Reynolds American, one of the nation’s biggest tobacco companies, did not respond immediately to requests for comment. Altria said it would comment after the administration announces any nicotine-reduction plans.
In the past, Altria has said that, if limits are put on nicotine levels in cigarettes, the FDA must ensure that adult smokers have greater access to noncombustible alternatives and accurate information about switching to them. The company also has argued that reducing nicotine in cigarettes would be devastating for tobacco retailers, endangering hundreds of thousands of jobs.
Other opponents of such a policy will probably argue, as they have in the past, that reducing nicotine to nonaddictive levels is a de facto ban on cigarettes, prohibited by law, and that science does not support such a move. They also are likely to say that slashing nicotine would boost demand for products on the black market.
Zeller countered that the science supporting slashing nicotine levels is well-established. He said researchers have determined the levels at which nicotine is minimally addictive or nonaddictive.
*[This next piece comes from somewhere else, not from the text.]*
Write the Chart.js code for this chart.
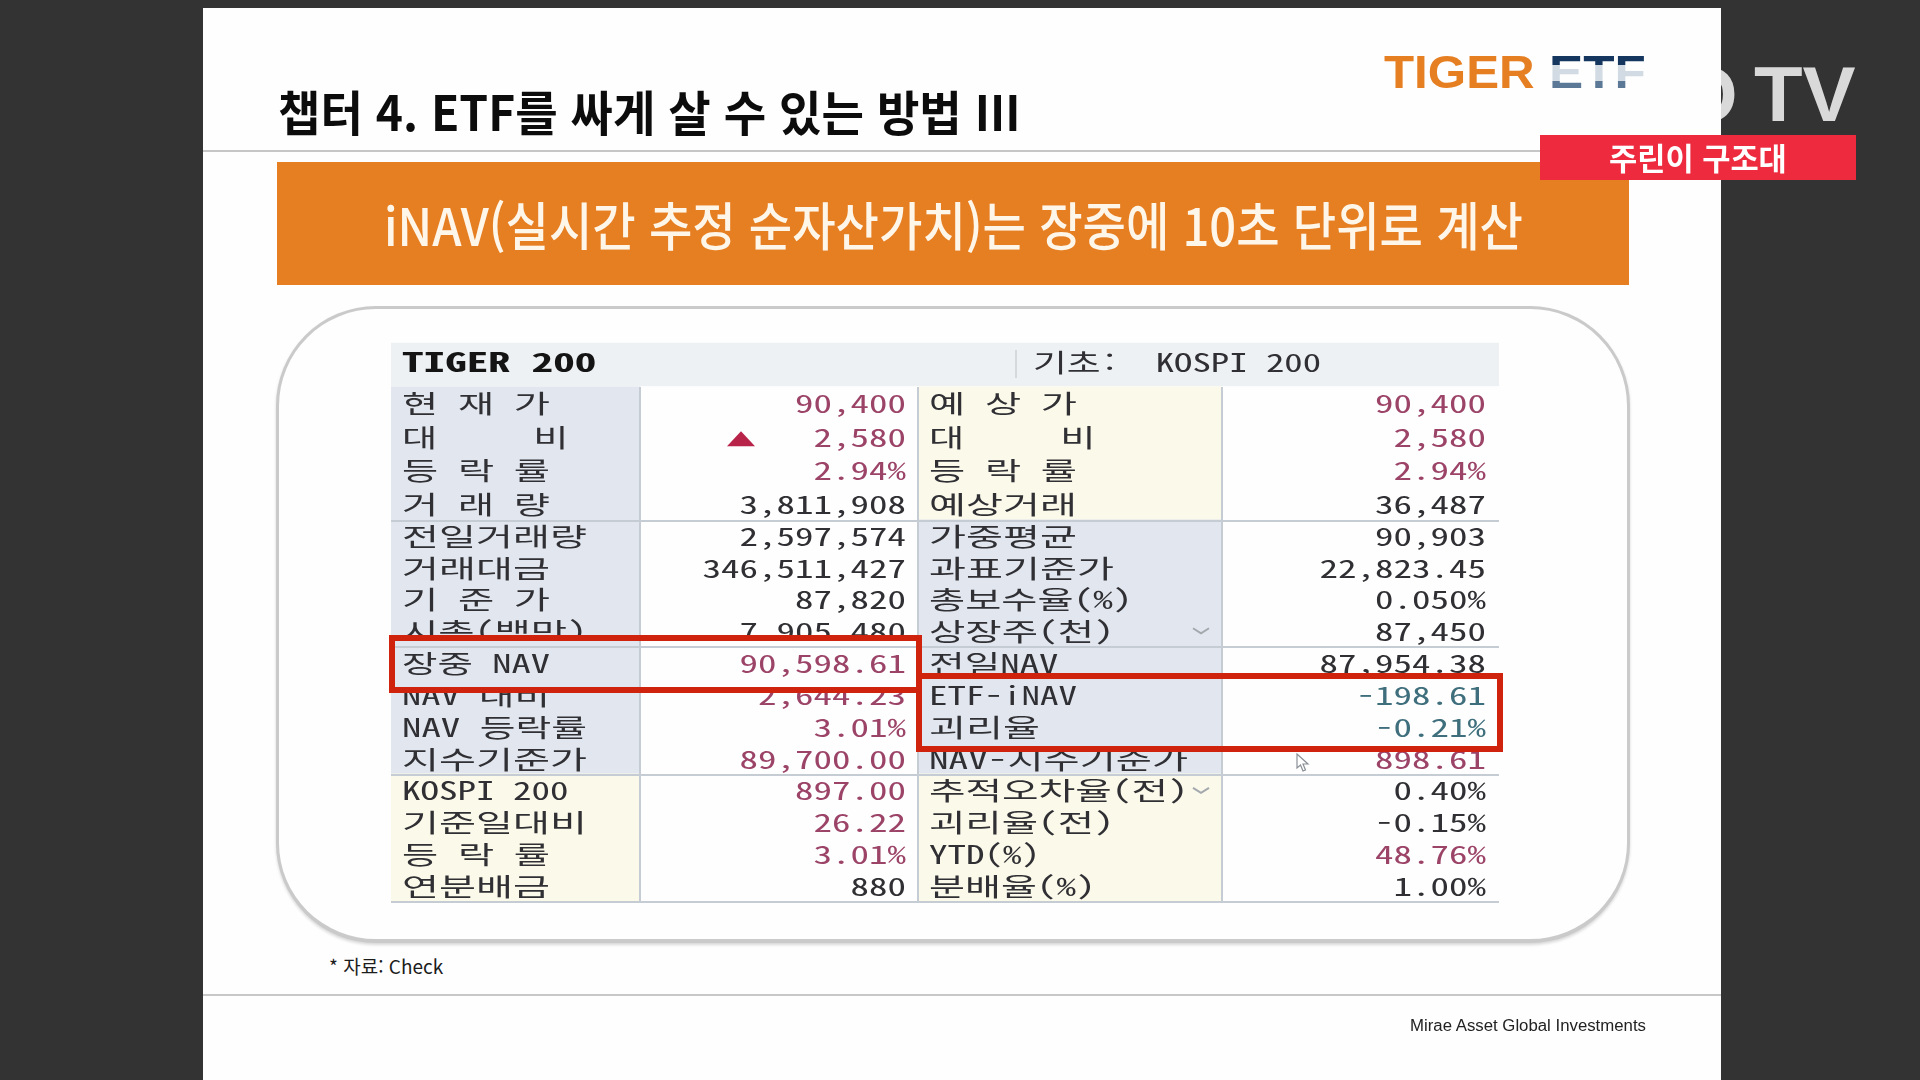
<!DOCTYPE html>
<html lang="ko">
<head>
<meta charset="utf-8">
<title>TIGER 200 iNAV</title>
<script src="https://cdn.jsdelivr.net/npm/chart.js@4"></script>
<style>
  html, body { margin: 0; width: 1920px; height: 1080px; overflow: hidden; background: #333333; font-family: "Noto Sans CJK KR", sans-serif; }
  body { filter: blur(0.5px); }
  .abs { position: absolute; white-space: nowrap; transform-origin: left center; line-height: 1; }
  #tv-o { left: 1677px; top: 49px; font: bold 78px "Liberation Sans", sans-serif; color: #d9d9d9; }
  #tv { left: 1754px; top: 49px; font: bold 78px "Liberation Sans", sans-serif; color: #d9d9d9; }
  #slide { position: absolute; left: 203px; top: 8px; width: 1518px; height: 1072px; background: #fefefe; }
  #head-line { position: absolute; left: 203px; top: 150px; width: 1518px; height: 2px; background: #c6c6c6; }
  #banner { position: absolute; left: 277px; top: 162px; width: 1352px; height: 123px; background: #e67e22; }
  #round { position: absolute; left: 276px; top: 306px; width: 1348px; height: 630px; border: 3px solid #cacaca; border-bottom-width: 4px; border-radius: 100px; background: #fefefe; box-shadow: 0 2px 3px #d8d8d8; }
  #title { left: 278px; top: 86px; font-size: 48px; font-weight: 700; color: #0c0c0c; }
  #banner-text { left: 384px; top: 198px; font-size: 52px; font-weight: 500; color: #fff6ea; }
  #tiger { left: 1384px; top: 44px; font: bold 47px "Liberation Sans", sans-serif; color: #e57f22; }
  #etf { left: 1549px; top: 44px; font: bold 47px "Liberation Sans", sans-serif; color: transparent;
    background: linear-gradient(#14365f 0 38%, #d2dbe4 38% 68%, #5b7896 68% 100%); -webkit-background-clip: text; background-clip: text; }
  #tag { position: absolute; left: 1540px; top: 135px; width: 316px; height: 45px; background: #ee2a3f; }
  #tag-text { left: 1609px; top: 141px; font-size: 31px; font-weight: 700; color: #ffffff; }
  #source { left: 329px; top: 956px; font-size: 19px; color: #1c1c1c; }
  #foot-line { position: absolute; left: 203px; top: 994px; width: 1518px; height: 2px; background: #c8c8c8; }
  #firm { left: 1410px; top: 1017px; font: 16px "Liberation Sans", sans-serif; color: #222222; }
  #table-wrap { position: absolute; left: 380px; top: 330px; width: 1130px; height: 590px; }
  #cursor { position: absolute; left: 1296px; top: 753px; }
</style>
</head>
<body>
  <div id="tv-o" class="abs">O</div>
  <div id="tv" class="abs" data-w="102">TV</div>
  <div id="slide"></div>
  <div id="head-line"></div>
  <div id="banner"></div>
  <div id="round"></div>
  <div id="title" class="abs" data-w="742">챕터 4. ETF를 싸게 살 수 있는 방법 III</div>
  <div id="banner-text" class="abs" data-w="1139">iNAV(실시간 추정 순자산가치)는 장중에 10초 단위로 계산</div>
  <div id="tiger" class="abs" data-w="151">TIGER</div>
  <div id="etf" class="abs" data-w="97">ETF</div>
  <div id="tag"></div>
  <div id="tag-text" class="abs" data-w="178">주린이 구조대</div>
  <div id="source" class="abs" data-w="114">* 자료: Check</div>
  <div id="foot-line"></div>
  <div id="firm" class="abs" data-w="236">Mirae Asset Global Investments</div>
  <div id="table-wrap"><canvas id="table-chart"></canvas></div>
  <svg id="cursor" width="14" height="19" viewBox="0 0 14 19"><path d="M1 1 L1 15 L4.5 12 L7 18 L9.5 17 L7 11 L12 11 Z" fill="#ffffff" stroke="#8a8f96" stroke-width="1.2"/></svg>

<script>
// Table contents, top to bottom
const headerName = 'TIGER 200';
const headerBase = '기초:  KOSPI 200';
const leftLabels = ['현 재 가', '대     비', '등 락 률', '거 래 량', '전일거래량', '거래대금', '기 준 가', '시총(백만)', '장중 NAV', 'NAV 대비', 'NAV 등락률', '지수기준가', 'KOSPI 200', '기준일대비', '등 락 률', '연분배금'];
const leftValues = ['90,400', '2,580', '2.94%', '3,811,908', '2,597,574', '346,511,427', '87,820', '7,905,480', '90,598.61', '2,644.23', '3.01%', '89,700.00', '897.00', '26.22', '3.01%', '880'];
const rightLabels = ['예 상 가', '대     비', '등 락 률', '예상거래', '가중평균', '과표기준가', '총보수율(%)', '상장주(천)', '전일NAV', 'ETF-iNAV', '괴리율', 'NAV-지수기준가', '추적오차율(전)', '괴리율(전)', 'YTD(%)', '분배율(%)'];
const rightValues = ['90,400', '2,580', '2.94%', '36,487', '90,903', '22,823.45', '0.050%', '87,450', '87,954.38', '-198.61', '-0.21%', '898.61', '0.40%', '-0.15%', '48.76%', '1.00%'];

// u = up (red), d = down (teal), n = neutral
const leftTones = 'uuunnnnnuuuuuuun'.split('');
const rightTones = 'uuunnnnnnddunnun'.split('');
const leftShades = 'bbbbbbbbbbbbcccc'.split('');
const rightShades = 'ccccbbbbbbbbcccc'.split('');

const toneColors = { u: '#9c4468', d: '#3f6f7c', n: '#303034' };
const shadeColors = { b: '#e1e6ef', c: '#fbf9ea' };

// Layout of the grid, in pixels of the table
const columnWidths = [249, 278, 304, 277];
const headerHeight = 45;
const rowHeights = [33.5, 33.5, 33.5, 33.5, 31.5, 31.5, 31.5, 31.5, 32, 32, 32, 32, 31.75, 31.75, 31.75, 31.75];
const tableHeight = headerHeight + rowHeights.reduce((a, b) => a + b, 0);
const tableWidth = columnWidths.reduce((a, b) => a + b, 0);
const rowEdges = [headerHeight];
rowHeights.forEach(h => rowEdges.push(rowEdges[rowEdges.length - 1] + h));
const rowCenters = rowHeights.map((h, i) => rowEdges[i] + h / 2);

const monoFont = '"Noto Sans Mono CJK KR", "Noto Sans CJK KR", monospace';
const halfCell = 18.5;

// Fit slide texts to the measured width of the reference
document.querySelectorAll('[data-w]').forEach(el => {
  el.style.transform = `scaleX(${el.dataset.w / el.offsetWidth})`;
});

const columnBar = (col, colors) => ({
  label: `col${col}`,
  data: rowCenters.map(y => ({ x: columnWidths[col], y })),
  backgroundColor: colors,
  barThickness: 34,
  order: 2
});

// The terminal font sits on a grid: hangul takes two half cells, the rest one
const gridWidth = (text, cell) => [...text].reduce((w, ch) => w + (/[\u3131-\uD7A3]/.test(ch) ? 2 : 1) * cell, 0);

const drawOnGrid = (ctx, text, x, y, align, font, color, cell = halfCell) => {
  ctx.save();
  ctx.font = font;
  const sx = gridWidth(text, cell) / ctx.measureText(text).width;
  ctx.translate(x, y);
  ctx.scale(sx, 1);
  ctx.fillStyle = color;
  ctx.textAlign = align;
  ctx.textBaseline = 'middle';
  ctx.fillText(text, 0, 0);
  ctx.restore();
};

// Texts, rules and the two highlight boxes of the quote table
const tablePlugin = {
  id: 'tableText',
  afterDatasetsDraw(chart) {
    const { ctx, scales: { x, y } } = chart;
    const px = v => x.getPixelForValue(v);
    const py = v => y.getPixelForValue(v);
    const colX = [0, 249, 527, 831, 1108];
    const font = `25px ${monoFont}`;

    // grid rules
    ctx.save();
    ctx.strokeStyle = '#c6ccd4';
    ctx.lineWidth = 2;
    [1, 2, 3].forEach(c => {
      ctx.beginPath();
      ctx.moveTo(px(colX[c]), py(headerHeight));
      ctx.lineTo(px(colX[c]), py(tableHeight));
      ctx.stroke();
    });
    [4, 8, 12, 16].forEach(r => {
      ctx.beginPath();
      ctx.moveTo(px(0), py(rowEdges[r]));
      ctx.lineTo(px(tableWidth), py(rowEdges[r]));
      ctx.stroke();
    });
    ctx.strokeStyle = '#d6d9dc';
    ctx.beginPath();
    ctx.moveTo(px(625), py(8));
    ctx.lineTo(px(625), py(36));
    ctx.stroke();
    ctx.restore();

    drawOnGrid(ctx, headerName, px(11), py(20), 'left', `bold 26px ${monoFont}`, '#141414', 21.6);
    drawOnGrid(ctx, headerBase, px(642), py(20), 'left', font, '#303034', 18);

    const boxes = [
      { first: 8, last: 8, padTop: 9, padBottom: 11, from: 0, to: 527 },
      { first: 9, last: 10, padTop: 3, padBottom: 6, from: 527, to: 1108 }
    ];
    const boxTop = b => rowEdges[b.first] - b.padTop;
    const boxBottom = b => rowEdges[b.last + 1] + b.padBottom;

    const drawCell = (side, row, text, xp, align, color) => {
      const b = boxes[side];
      ctx.save();
      if (row < b.first || row > b.last) {
        ctx.beginPath();
        if (row < b.first) ctx.rect(x.left, py(0), x.width, py(boxTop(b)) - py(0));
        else ctx.rect(x.left, py(boxBottom(b)), x.width, py(tableHeight) - py(boxBottom(b)));
        ctx.clip();
      }
      drawOnGrid(ctx, text, xp, py(rowCenters[row]), align, font, color);
      ctx.restore();
    };

    leftLabels.forEach((t, i) => drawCell(0, i, t, px(11), 'left', '#303034'));
    leftValues.forEach((t, i) => drawCell(0, i, t, px(515), 'right', toneColors[leftTones[i]]));
    rightLabels.forEach((t, i) => drawCell(1, i, t, px(538), 'left', '#303034'));
    rightValues.forEach((t, i) => drawCell(1, i, t, px(1095), 'right', toneColors[rightTones[i]]));

    // up marker next to the change
    ctx.save();
    ctx.fillStyle = '#b8234a';
    ctx.beginPath();
    ctx.moveTo(px(350), py(rowCenters[1]) - 6);
    ctx.lineTo(px(336), py(rowCenters[1]) + 9);
    ctx.lineTo(px(364), py(rowCenters[1]) + 9);
    ctx.closePath();
    ctx.fill();
    // small dropdown chevrons
    ctx.strokeStyle = '#a3a8ad';
    ctx.lineWidth = 2;
    [7, 12].forEach(r => {
      ctx.beginPath();
      ctx.moveTo(px(802), py(rowCenters[r]) - 3);
      ctx.lineTo(px(810), py(rowCenters[r]) + 2);
      ctx.lineTo(px(818), py(rowCenters[r]) - 3);
      ctx.stroke();
    });
    // highlight boxes
    ctx.strokeStyle = '#cf230d';
    ctx.lineWidth = 6;
    boxes.forEach(b => {
      ctx.strokeRect(px(b.from) + 1, py(boxTop(b)), px(b.to) - px(b.from), py(boxBottom(b)) - py(boxTop(b)));
    });
    ctx.restore();
  }
};

new Chart(document.getElementById('table-chart'), {
  type: 'bar',
  data: {
    datasets: [
      { label: 'header', data: [{ x: tableWidth, y: headerHeight / 2 }], backgroundColor: '#eef1f3', barThickness: 43, order: 3 },
      columnBar(0, leftShades.map(s => shadeColors[s])),
      columnBar(1, rowCenters.map(() => '#fefefe')),
      columnBar(2, rightShades.map(s => shadeColors[s])),
      columnBar(3, rowCenters.map(() => '#fefefe'))
    ]
  },
  options: {
    indexAxis: 'y',
    responsive: true,
    maintainAspectRatio: false,
    animation: false,
    layout: { padding: { left: 11, right: 11, top: 12, bottom: 18 } },
    plugins: { legend: { display: false }, tooltip: { enabled: false } },
    scales: {
      x: { type: 'linear', stacked: true, min: 0, max: tableWidth, display: false },
      y: { type: 'linear', stacked: true, min: 0, max: tableHeight, reverse: true, offset: false, display: false }
    }
  },
  plugins: [tablePlugin]
});
</script>
</body>
</html>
And he said they also have concluded that reducing nicotine should occur in “one fell swoop” because a gradual decrease would encourage smokers to smoke more to compensate to get the same amount of nicotine.
In its 2018 notice, the FDA said lowering nicotine levels to minimally or nonaddictive levels “could give addicted users the choice and ability to quit more easily, and it could help to prevent experimenters (mainly youth) from initiating regular use and becoming regular smokers.”
An agency-funded study published in 2018 in the New England Journal of Medicine found that lowering nicotine levels could save more than 8 million lives by the end of the century. The number probably is a little lower now because the percentage of adult smokers has declined in recent years from the 15 percent rate used in the study to about 12 to 13 percent.